**Aim:**
Quote all of the data exactly as given. Skip every picture it contains.

┌──

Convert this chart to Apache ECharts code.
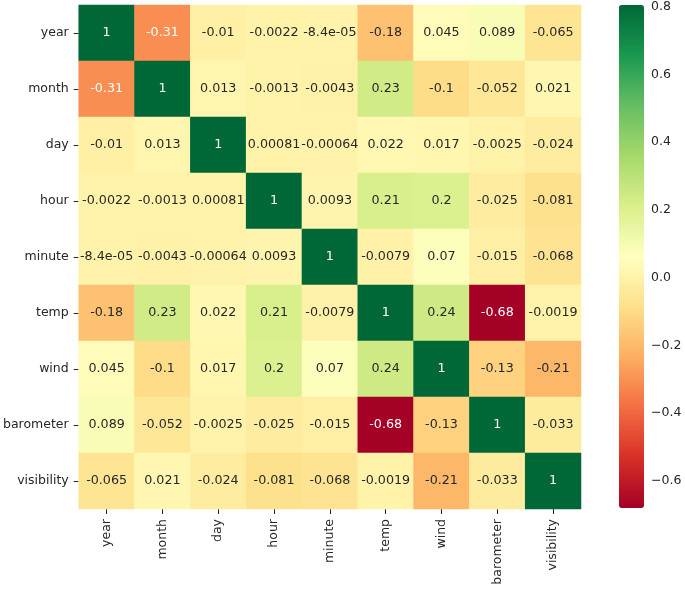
<!DOCTYPE html>
<html>
<head>
<meta charset="utf-8">
<script src="https://cdn.jsdelivr.net/npm/echarts@6/dist/echarts.min.js"></script>
<style>
  html, body { margin: 0; padding: 0; background: #fff; }
  #main { width: 685px; height: 589px; }
</style>
</head>
<body>
<div id="main"></div>
<script>
// correlation matrix, rows and columns share the same names
var names = ['year', 'month', 'day', 'hour', 'minute', 'temp', 'wind', 'barometer', 'visibility']
var rowYear = [1, -0.31, -0.01, -0.0022, -0.000084, -0.18, 0.045, 0.089, -0.065]
var rowMonth = [-0.31, 1, 0.013, -0.0013, -0.0043, 0.23, -0.1, -0.052, 0.021]
var rowDay = [-0.01, 0.013, 1, 0.00081, -0.00064, 0.022, 0.017, -0.0025, -0.024]
var rowHour = [-0.0022, -0.0013, 0.00081, 1, 0.0093, 0.21, 0.2, -0.025, -0.081]
var rowMinute = [-0.000084, -0.0043, -0.00064, 0.0093, 1, -0.0079, 0.07, -0.015, -0.068]
var rowTemp = [-0.18, 0.23, 0.022, 0.21, -0.0079, 1, 0.24, -0.68, -0.0019]
var rowWind = [0.045, -0.1, 0.017, 0.2, 0.07, 0.24, 1, -0.13, -0.21]
var rowBarometer = [0.089, -0.052, -0.0025, -0.025, -0.015, -0.68, -0.13, 1, -0.033]
var rowVisibility = [-0.065, 0.021, -0.024, -0.081, -0.068, -0.0019, -0.21, -0.033, 1]
var rows = [rowYear, rowMonth, rowDay, rowHour, rowMinute, rowTemp, rowWind, rowBarometer, rowVisibility]

// colour scale limits and colorbar ticks
var scaleMin = -0.68
var scaleMax = 0.8
var colorbarTicks = [-0.6, -0.4, -0.2, 0.0, 0.2, 0.4, 0.6, 0.8]

// matplotlib RdYlGn
var rdYlGn = ['#a50026', '#d73027', '#f46d43', '#fdae61', '#fee08b', '#ffffbf',
  '#d9ef8b', '#a6d96a', '#66bd63', '#1a9850', '#006837']

var font = 'DejaVu Sans'
var textColor = '#262626'

// mimic python's '%.2g'
function fmt2g(v) {
  if (v === 0) return '0'
  var a = Math.abs(v)
  if (a < 1e-4) {
    var s = v.toExponential(1).split('e')
    var m = s[0].replace(/\.?0+$/, '')
    var e = parseInt(s[1], 10)
    var es = (e < 0 ? '-' : '+') + (Math.abs(e) < 10 ? '0' : '') + Math.abs(e)
    return m + 'e' + es
  }
  var t = v.toPrecision(2)
  if (t.indexOf('.') >= 0) t = t.replace(/0+$/, '').replace(/\.$/, '')
  return t
}

var data = []
rows.forEach(function (row, y) {
  row.forEach(function (v, x) {
    var dark = v >= 0.6 || v <= -0.3
    data.push({
      value: [x, y, v],
      label: { color: dark ? '#ffffff' : textColor }
    })
  })
})

var chart = echarts.init(document.getElementById('main'))
chart.setOption({
  animation: false,
  textStyle: { fontFamily: font },
  grid: [
    { left: 78, top: 5, width: 503, height: 504 },
    { left: 619, top: 5, width: 25, height: 503 }
  ],
  xAxis: [
    {
      type: 'category', gridIndex: 0, data: names,
      axisLine: { show: false },
      axisTick: { show: true, alignWithLabel: true, length: 5, lineStyle: { color: textColor } },
      axisLabel: { rotate: 90, margin: 10, color: textColor, fontSize: 12.5, fontFamily: font },
      splitLine: { show: false }
    },
    { type: 'value', gridIndex: 1, show: false, min: 0, max: 1 }
  ],
  yAxis: [
    {
      type: 'category', gridIndex: 0, data: names, inverse: true,
      axisLine: { show: false },
      axisTick: { show: true, alignWithLabel: true, length: 5, lineStyle: { color: textColor } },
      axisLabel: { margin: 10, color: textColor, fontSize: 12.5, fontFamily: font },
      splitLine: { show: false }
    },
    {
      type: 'value', gridIndex: 1, position: 'right', min: scaleMin, max: scaleMax,
      axisLine: { show: false },
      axisTick: { show: true, length: 4, customValues: colorbarTicks, lineStyle: { color: textColor } },
      axisLabel: {
        margin: 7, color: textColor, fontSize: 12.5, fontFamily: font,
        customValues: colorbarTicks,
        formatter: function (v) { return v.toFixed(1).replace('-', '\u2212') }
      },
      splitLine: { show: false }
    }
  ],
  visualMap: {
    type: 'continuous',
    seriesIndex: 0,
    min: scaleMin,
    max: scaleMax,
    calculable: false,
    orient: 'vertical',
    left: 619,
    top: 5,
    padding: 0,
    itemWidth: 25,
    itemHeight: 503,
    text: null,
    inRange: { color: rdYlGn }
  },
  series: [{
    type: 'heatmap',
    xAxisIndex: 0,
    yAxisIndex: 0,
    data: data,
    label: {
      show: true,
      fontSize: 12.7,
      fontFamily: font,
      formatter: function (p) { return fmt2g(p.value[2]) }
    },
    itemStyle: { borderWidth: 0 },
    emphasis: { disabled: true }
  }]
})
</script>
</body>
</html>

└──

**Task answer:**
Convert this chart to Apache ECharts code.
<!DOCTYPE html>
<html>
<head>
<meta charset="utf-8">
<script src="https://cdn.jsdelivr.net/npm/echarts@6/dist/echarts.min.js"></script>
<style>
  html, body { margin: 0; padding: 0; background: #fff; }
  #main { width: 685px; height: 589px; }
</style>
</head>
<body>
<div id="main"></div>
<script>
// correlation matrix, rows and columns share the same names
var names = ['year', 'month', 'day', 'hour', 'minute', 'temp', 'wind', 'barometer', 'visibility']
var rowYear = [1, -0.31, -0.01, -0.0022, -0.000084, -0.18, 0.045, 0.089, -0.065]
var rowMonth = [-0.31, 1, 0.013, -0.0013, -0.0043, 0.23, -0.1, -0.052, 0.021]
var rowDay = [-0.01, 0.013, 1, 0.00081, -0.00064, 0.022, 0.017, -0.0025, -0.024]
var rowHour = [-0.0022, -0.0013, 0.00081, 1, 0.0093, 0.21, 0.2, -0.025, -0.081]
var rowMinute = [-0.000084, -0.0043, -0.00064, 0.0093, 1, -0.0079, 0.07, -0.015, -0.068]
var rowTemp = [-0.18, 0.23, 0.022, 0.21, -0.0079, 1, 0.24, -0.68, -0.0019]
var rowWind = [0.045, -0.1, 0.017, 0.2, 0.07, 0.24, 1, -0.13, -0.21]
var rowBarometer = [0.089, -0.052, -0.0025, -0.025, -0.015, -0.68, -0.13, 1, -0.033]
var rowVisibility = [-0.065, 0.021, -0.024, -0.081, -0.068, -0.0019, -0.21, -0.033, 1]
var rows = [rowYear, rowMonth, rowDay, rowHour, rowMinute, rowTemp, rowWind, rowBarometer, rowVisibility]

// colour scale limits and colorbar ticks
var scaleMin = -0.68
var scaleMax = 0.8
var colorbarTicks = [-0.6, -0.4, -0.2, 0.0, 0.2, 0.4, 0.6, 0.8]

// matplotlib RdYlGn
var rdYlGn = ['#a50026', '#d73027', '#f46d43', '#fdae61', '#fee08b', '#ffffbf',
  '#d9ef8b', '#a6d96a', '#66bd63', '#1a9850', '#006837']

var font = 'DejaVu Sans'
var textColor = '#262626'

// mimic python's '%.2g'
function fmt2g(v) {
  if (v === 0) return '0'
  var a = Math.abs(v)
  if (a < 1e-4) {
    var s = v.toExponential(1).split('e')
    var m = s[0].replace(/\.?0+$/, '')
    var e = parseInt(s[1], 10)
    var es = (e < 0 ? '-' : '+') + (Math.abs(e) < 10 ? '0' : '') + Math.abs(e)
    return m + 'e' + es
  }
  var t = v.toPrecision(2)
  if (t.indexOf('.') >= 0) t = t.replace(/0+$/, '').replace(/\.$/, '')
  return t
}

var data = []
rows.forEach(function (row, y) {
  row.forEach(function (v, x) {
    var dark = v >= 0.6 || v <= -0.3
    data.push({
      value: [x, y, v],
      label: { color: dark ? '#ffffff' : textColor }
    })
  })
})

var chart = echarts.init(document.getElementById('main'))
chart.setOption({
  animation: false,
  textStyle: { fontFamily: font },
  grid: [
    { left: 78, top: 5, width: 503, height: 504 },
    { left: 619, top: 5, width: 25, height: 503 }
  ],
  xAxis: [
    {
      type: 'category', gridIndex: 0, data: names,
      axisLine: { show: false },
      axisTick: { show: true, alignWithLabel: true, length: 5, lineStyle: { color: textColor } },
      axisLabel: { rotate: 90, margin: 10, color: textColor, fontSize: 12.5, fontFamily: font },
      splitLine: { show: false }
    },
    { type: 'value', gridIndex: 1, show: false, min: 0, max: 1 }
  ],
  yAxis: [
    {
      type: 'category', gridIndex: 0, data: names, inverse: true,
      axisLine: { show: false },
      axisTick: { show: true, alignWithLabel: true, length: 5, lineStyle: { color: textColor } },
      axisLabel: { margin: 10, color: textColor, fontSize: 12.5, fontFamily: font },
      splitLine: { show: false }
    },
    {
      type: 'value', gridIndex: 1, position: 'right', min: scaleMin, max: scaleMax,
      axisLine: { show: false },
      axisTick: { show: true, length: 4, customValues: colorbarTicks, lineStyle: { color: textColor } },
      axisLabel: {
        margin: 7, color: textColor, fontSize: 12.5, fontFamily: font,
        customValues: colorbarTicks,
        formatter: function (v) { return v.toFixed(1).replace('-', '\u2212') }
      },
      splitLine: { show: false }
    }
  ],
  visualMap: {
    type: 'continuous',
    seriesIndex: 0,
    min: scaleMin,
    max: scaleMax,
    calculable: false,
    orient: 'vertical',
    left: 619,
    top: 5,
    padding: 0,
    itemWidth: 25,
    itemHeight: 503,
    text: null,
    inRange: { color: rdYlGn }
  },
  series: [{
    type: 'heatmap',
    xAxisIndex: 0,
    yAxisIndex: 0,
    data: data,
    label: {
      show: true,
      fontSize: 12.7,
      fontFamily: font,
      formatter: function (p) { return fmt2g(p.value[2]) }
    },
    itemStyle: { borderWidth: 0 },
    emphasis: { disabled: true }
  }]
})
</script>
</body>
</html>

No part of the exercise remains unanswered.